■ **A block of data**
════════
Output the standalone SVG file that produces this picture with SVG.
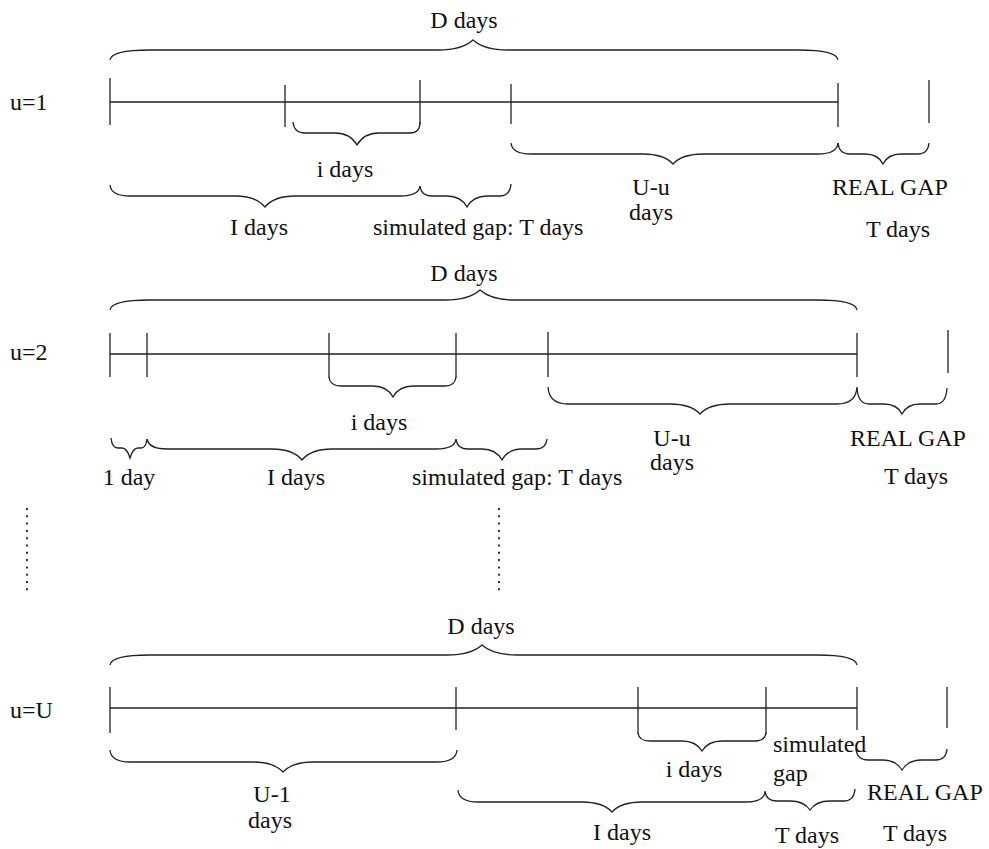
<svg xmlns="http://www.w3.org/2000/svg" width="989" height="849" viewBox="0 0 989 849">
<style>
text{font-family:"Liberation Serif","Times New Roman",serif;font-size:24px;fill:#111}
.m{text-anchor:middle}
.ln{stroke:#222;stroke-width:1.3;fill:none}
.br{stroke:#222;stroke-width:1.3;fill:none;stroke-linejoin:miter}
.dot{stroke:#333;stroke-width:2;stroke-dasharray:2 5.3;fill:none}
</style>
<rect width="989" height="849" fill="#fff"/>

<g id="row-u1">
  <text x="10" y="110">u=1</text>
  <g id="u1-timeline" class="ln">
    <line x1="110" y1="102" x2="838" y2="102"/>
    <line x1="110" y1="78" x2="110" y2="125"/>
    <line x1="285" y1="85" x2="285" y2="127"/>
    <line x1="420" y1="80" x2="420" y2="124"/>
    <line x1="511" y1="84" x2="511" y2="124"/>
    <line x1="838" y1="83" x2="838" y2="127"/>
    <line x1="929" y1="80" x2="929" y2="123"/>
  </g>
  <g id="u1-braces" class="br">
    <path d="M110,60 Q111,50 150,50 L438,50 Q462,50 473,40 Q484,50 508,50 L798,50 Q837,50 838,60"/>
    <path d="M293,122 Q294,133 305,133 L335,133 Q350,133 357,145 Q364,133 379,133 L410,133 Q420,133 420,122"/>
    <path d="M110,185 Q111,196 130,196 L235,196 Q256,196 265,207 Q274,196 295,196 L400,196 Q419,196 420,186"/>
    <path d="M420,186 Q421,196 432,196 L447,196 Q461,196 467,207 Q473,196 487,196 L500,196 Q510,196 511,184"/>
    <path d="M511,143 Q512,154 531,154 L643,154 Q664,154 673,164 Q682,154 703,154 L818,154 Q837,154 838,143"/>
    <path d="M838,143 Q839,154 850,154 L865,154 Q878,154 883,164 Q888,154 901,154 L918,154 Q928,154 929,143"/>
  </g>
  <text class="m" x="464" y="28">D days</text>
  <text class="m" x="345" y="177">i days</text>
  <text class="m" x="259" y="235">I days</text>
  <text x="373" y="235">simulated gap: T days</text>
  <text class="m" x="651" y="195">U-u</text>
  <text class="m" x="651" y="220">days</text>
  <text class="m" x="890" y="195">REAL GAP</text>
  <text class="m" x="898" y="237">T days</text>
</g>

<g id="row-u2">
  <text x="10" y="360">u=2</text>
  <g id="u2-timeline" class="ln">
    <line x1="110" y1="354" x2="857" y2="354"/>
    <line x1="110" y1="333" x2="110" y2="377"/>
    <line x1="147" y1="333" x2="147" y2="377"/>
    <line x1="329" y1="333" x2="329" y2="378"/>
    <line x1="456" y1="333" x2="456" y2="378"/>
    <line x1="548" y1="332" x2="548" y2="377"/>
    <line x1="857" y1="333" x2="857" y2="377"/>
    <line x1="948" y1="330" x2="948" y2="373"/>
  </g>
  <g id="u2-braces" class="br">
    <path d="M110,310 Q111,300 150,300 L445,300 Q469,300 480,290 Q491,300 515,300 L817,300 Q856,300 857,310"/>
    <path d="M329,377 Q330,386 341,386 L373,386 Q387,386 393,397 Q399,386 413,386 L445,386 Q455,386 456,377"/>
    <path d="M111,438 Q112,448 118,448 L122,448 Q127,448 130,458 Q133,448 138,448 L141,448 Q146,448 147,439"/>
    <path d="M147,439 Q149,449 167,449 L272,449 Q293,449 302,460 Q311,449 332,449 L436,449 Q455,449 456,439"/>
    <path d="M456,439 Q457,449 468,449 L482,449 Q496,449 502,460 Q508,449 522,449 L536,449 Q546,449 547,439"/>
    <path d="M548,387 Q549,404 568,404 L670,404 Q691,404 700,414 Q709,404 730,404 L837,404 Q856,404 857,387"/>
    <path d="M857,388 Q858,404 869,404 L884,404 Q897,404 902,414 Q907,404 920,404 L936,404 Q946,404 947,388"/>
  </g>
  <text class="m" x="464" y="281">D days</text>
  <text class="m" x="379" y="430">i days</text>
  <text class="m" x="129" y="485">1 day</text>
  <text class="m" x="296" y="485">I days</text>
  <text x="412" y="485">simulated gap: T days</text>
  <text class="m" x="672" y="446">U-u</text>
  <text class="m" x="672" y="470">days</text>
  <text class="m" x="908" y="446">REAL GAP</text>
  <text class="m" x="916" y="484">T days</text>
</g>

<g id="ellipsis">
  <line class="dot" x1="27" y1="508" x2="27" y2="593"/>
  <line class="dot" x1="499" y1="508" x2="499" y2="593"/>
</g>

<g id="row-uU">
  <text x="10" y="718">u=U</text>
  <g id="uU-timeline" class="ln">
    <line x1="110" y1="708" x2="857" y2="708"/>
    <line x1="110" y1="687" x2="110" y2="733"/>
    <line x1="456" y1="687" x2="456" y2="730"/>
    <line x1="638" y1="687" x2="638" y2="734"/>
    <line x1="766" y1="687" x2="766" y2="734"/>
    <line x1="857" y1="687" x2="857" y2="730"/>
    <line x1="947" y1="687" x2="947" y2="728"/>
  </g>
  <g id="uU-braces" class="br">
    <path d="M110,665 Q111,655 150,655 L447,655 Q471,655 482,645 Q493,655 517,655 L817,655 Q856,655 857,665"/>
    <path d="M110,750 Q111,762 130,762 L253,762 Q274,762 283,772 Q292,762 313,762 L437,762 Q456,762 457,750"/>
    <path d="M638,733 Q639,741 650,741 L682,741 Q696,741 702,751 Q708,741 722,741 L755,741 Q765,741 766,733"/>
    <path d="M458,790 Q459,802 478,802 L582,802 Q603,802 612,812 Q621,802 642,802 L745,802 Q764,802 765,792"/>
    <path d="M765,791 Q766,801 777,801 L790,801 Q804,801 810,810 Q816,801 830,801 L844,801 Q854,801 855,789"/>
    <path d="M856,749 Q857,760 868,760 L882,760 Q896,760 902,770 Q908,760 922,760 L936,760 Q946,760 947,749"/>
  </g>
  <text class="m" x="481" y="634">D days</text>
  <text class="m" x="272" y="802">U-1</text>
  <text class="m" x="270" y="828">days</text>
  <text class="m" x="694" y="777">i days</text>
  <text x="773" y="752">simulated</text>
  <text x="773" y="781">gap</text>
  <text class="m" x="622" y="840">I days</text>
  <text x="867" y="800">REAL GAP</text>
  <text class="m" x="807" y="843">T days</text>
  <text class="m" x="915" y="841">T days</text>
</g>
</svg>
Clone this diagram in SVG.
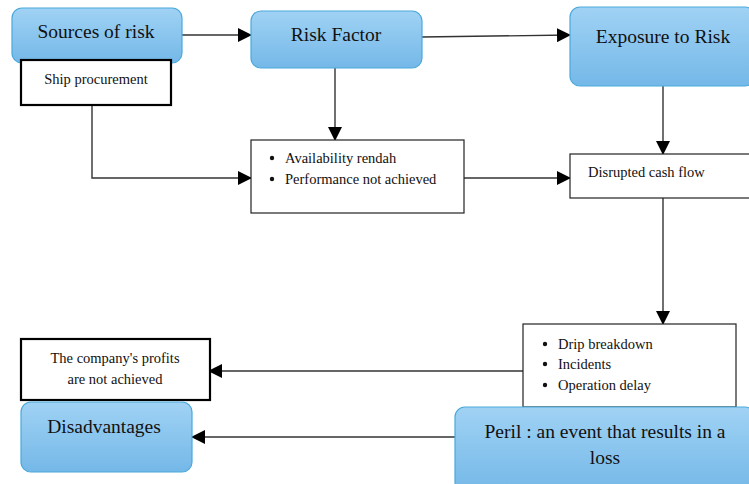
════════
■ **Work to be completed**
Reproduce the data word for word, excluding its pictures.

■ **Answer for the task**
Output the standalone SVG file that produces this picture with SVG.
<svg xmlns="http://www.w3.org/2000/svg" width="989" height="849" viewBox="0 0 989 849">
<style>
text{font-family:"Liberation Serif","Times New Roman",serif;font-size:24px;fill:#111}
.m{text-anchor:middle}
.ln{stroke:#222;stroke-width:1.3;fill:none}
.br{stroke:#222;stroke-width:1.3;fill:none;stroke-linejoin:miter}
.dot{stroke:#333;stroke-width:2;stroke-dasharray:2 5.3;fill:none}
</style>
<rect width="989" height="849" fill="#fff"/>

<g id="row-u1">
  <text x="10" y="110">u=1</text>
  <g id="u1-timeline" class="ln">
    <line x1="110" y1="102" x2="838" y2="102"/>
    <line x1="110" y1="78" x2="110" y2="125"/>
    <line x1="285" y1="85" x2="285" y2="127"/>
    <line x1="420" y1="80" x2="420" y2="124"/>
    <line x1="511" y1="84" x2="511" y2="124"/>
    <line x1="838" y1="83" x2="838" y2="127"/>
    <line x1="929" y1="80" x2="929" y2="123"/>
  </g>
  <g id="u1-braces" class="br">
    <path d="M110,60 Q111,50 150,50 L438,50 Q462,50 473,40 Q484,50 508,50 L798,50 Q837,50 838,60"/>
    <path d="M293,122 Q294,133 305,133 L335,133 Q350,133 357,145 Q364,133 379,133 L410,133 Q420,133 420,122"/>
    <path d="M110,185 Q111,196 130,196 L235,196 Q256,196 265,207 Q274,196 295,196 L400,196 Q419,196 420,186"/>
    <path d="M420,186 Q421,196 432,196 L447,196 Q461,196 467,207 Q473,196 487,196 L500,196 Q510,196 511,184"/>
    <path d="M511,143 Q512,154 531,154 L643,154 Q664,154 673,164 Q682,154 703,154 L818,154 Q837,154 838,143"/>
    <path d="M838,143 Q839,154 850,154 L865,154 Q878,154 883,164 Q888,154 901,154 L918,154 Q928,154 929,143"/>
  </g>
  <text class="m" x="464" y="28">D days</text>
  <text class="m" x="345" y="177">i days</text>
  <text class="m" x="259" y="235">I days</text>
  <text x="373" y="235">simulated gap: T days</text>
  <text class="m" x="651" y="195">U-u</text>
  <text class="m" x="651" y="220">days</text>
  <text class="m" x="890" y="195">REAL GAP</text>
  <text class="m" x="898" y="237">T days</text>
</g>

<g id="row-u2">
  <text x="10" y="360">u=2</text>
  <g id="u2-timeline" class="ln">
    <line x1="110" y1="354" x2="857" y2="354"/>
    <line x1="110" y1="333" x2="110" y2="377"/>
    <line x1="147" y1="333" x2="147" y2="377"/>
    <line x1="329" y1="333" x2="329" y2="378"/>
    <line x1="456" y1="333" x2="456" y2="378"/>
    <line x1="548" y1="332" x2="548" y2="377"/>
    <line x1="857" y1="333" x2="857" y2="377"/>
    <line x1="948" y1="330" x2="948" y2="373"/>
  </g>
  <g id="u2-braces" class="br">
    <path d="M110,310 Q111,300 150,300 L445,300 Q469,300 480,290 Q491,300 515,300 L817,300 Q856,300 857,310"/>
    <path d="M329,377 Q330,386 341,386 L373,386 Q387,386 393,397 Q399,386 413,386 L445,386 Q455,386 456,377"/>
    <path d="M111,438 Q112,448 118,448 L122,448 Q127,448 130,458 Q133,448 138,448 L141,448 Q146,448 147,439"/>
    <path d="M147,439 Q149,449 167,449 L272,449 Q293,449 302,460 Q311,449 332,449 L436,449 Q455,449 456,439"/>
    <path d="M456,439 Q457,449 468,449 L482,449 Q496,449 502,460 Q508,449 522,449 L536,449 Q546,449 547,439"/>
    <path d="M548,387 Q549,404 568,404 L670,404 Q691,404 700,414 Q709,404 730,404 L837,404 Q856,404 857,387"/>
    <path d="M857,388 Q858,404 869,404 L884,404 Q897,404 902,414 Q907,404 920,404 L936,404 Q946,404 947,388"/>
  </g>
  <text class="m" x="464" y="281">D days</text>
  <text class="m" x="379" y="430">i days</text>
  <text class="m" x="129" y="485">1 day</text>
  <text class="m" x="296" y="485">I days</text>
  <text x="412" y="485">simulated gap: T days</text>
  <text class="m" x="672" y="446">U-u</text>
  <text class="m" x="672" y="470">days</text>
  <text class="m" x="908" y="446">REAL GAP</text>
  <text class="m" x="916" y="484">T days</text>
</g>

<g id="ellipsis">
  <line class="dot" x1="27" y1="508" x2="27" y2="593"/>
  <line class="dot" x1="499" y1="508" x2="499" y2="593"/>
</g>

<g id="row-uU">
  <text x="10" y="718">u=U</text>
  <g id="uU-timeline" class="ln">
    <line x1="110" y1="708" x2="857" y2="708"/>
    <line x1="110" y1="687" x2="110" y2="733"/>
    <line x1="456" y1="687" x2="456" y2="730"/>
    <line x1="638" y1="687" x2="638" y2="734"/>
    <line x1="766" y1="687" x2="766" y2="734"/>
    <line x1="857" y1="687" x2="857" y2="730"/>
    <line x1="947" y1="687" x2="947" y2="728"/>
  </g>
  <g id="uU-braces" class="br">
    <path d="M110,665 Q111,655 150,655 L447,655 Q471,655 482,645 Q493,655 517,655 L817,655 Q856,655 857,665"/>
    <path d="M110,750 Q111,762 130,762 L253,762 Q274,762 283,772 Q292,762 313,762 L437,762 Q456,762 457,750"/>
    <path d="M638,733 Q639,741 650,741 L682,741 Q696,741 702,751 Q708,741 722,741 L755,741 Q765,741 766,733"/>
    <path d="M458,790 Q459,802 478,802 L582,802 Q603,802 612,812 Q621,802 642,802 L745,802 Q764,802 765,792"/>
    <path d="M765,791 Q766,801 777,801 L790,801 Q804,801 810,810 Q816,801 830,801 L844,801 Q854,801 855,789"/>
    <path d="M856,749 Q857,760 868,760 L882,760 Q896,760 902,770 Q908,760 922,760 L936,760 Q946,760 947,749"/>
  </g>
  <text class="m" x="481" y="634">D days</text>
  <text class="m" x="272" y="802">U-1</text>
  <text class="m" x="270" y="828">days</text>
  <text class="m" x="694" y="777">i days</text>
  <text x="773" y="752">simulated</text>
  <text x="773" y="781">gap</text>
  <text class="m" x="622" y="840">I days</text>
  <text x="867" y="800">REAL GAP</text>
  <text class="m" x="807" y="843">T days</text>
  <text class="m" x="915" y="841">T days</text>
</g>
</svg>
Clone this diagram in SVG.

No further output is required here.